Series: Stand Alone
Genre: Action/Adventure, Dystopia/Sci-Fi, Romance, Contemporary
Publisher: Random House Children's/Wendy Lamb Books
Release Date: 30 November 2004
Summary:“Every war has turning points and every person too.”
Fifteen-year-old Daisy is sent from Manhattan to England to visit her aunt and cousins she’s never met: three boys near her age, and their little sister. Her aunt goes away on business soon after Daisy arrives. The next day bombs go off as London is attacked and occupied by an unnamed enemy.
As power fails, and systems fail, the farm becomes more isolated. Despite the war, it’s a kind of Eden, with no adults in charge and no rules, a place where Daisy’s uncanny bond with her cousins grows into something rare and extraordinary. But the war is everywhere, and Daisy and her cousins must lead each other into a world that is unknown in the scariest, most elemental way.
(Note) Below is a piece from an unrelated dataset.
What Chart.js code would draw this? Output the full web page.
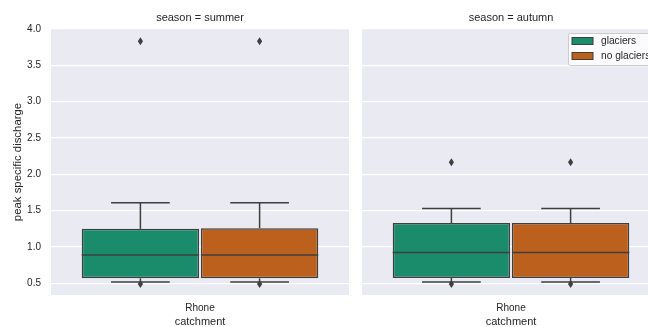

A riveting and astonishing story.
Review: I actually heard about this book after seeing a trailer for the film. The film didn't get a wide release, so I picked up the book from the library and read it. This book was unlike anything I had ever read before, and I'm still on the fence of whether that is a good or bad thing.
Okay, upfront things to know: There is no actual dialogue in this book. It is written in the same vein as Stolen by Lucy Christopher (with the exception that I really enjoyed that book). Second: there is cousin lovin, and it's not innocent.
The weird thing; it didn't need to be there. It would have been so easy to make Edmond a boy from the village or a next door neighbor instead of a cousin - as a matter of fact, doing this would have probably made this story more poignant for me, because although everything is glossed over (this is YA after all) it was still creeping me out throughout the book.
That aside, I really enjoyed the overall story. Placing this bohemian family under a microscope on the outbreak of war was fascinating to watch. Getting to see Daisy grow and change and evolve within this family and throughout the war was also wonderful. I loved Piper's character, she was probably my favorite part of the novel, who knew I could get so attached to a fictional nine year old. I loved the world Rosoff created, that she wasn't afraid to show us the truly gritty side of things, because this novel is dark and twisted and scary and real. If it hadn't been for the incest, I would definitely have given this a four or five, but as it stands I'm throwing it up as something between a three and a four.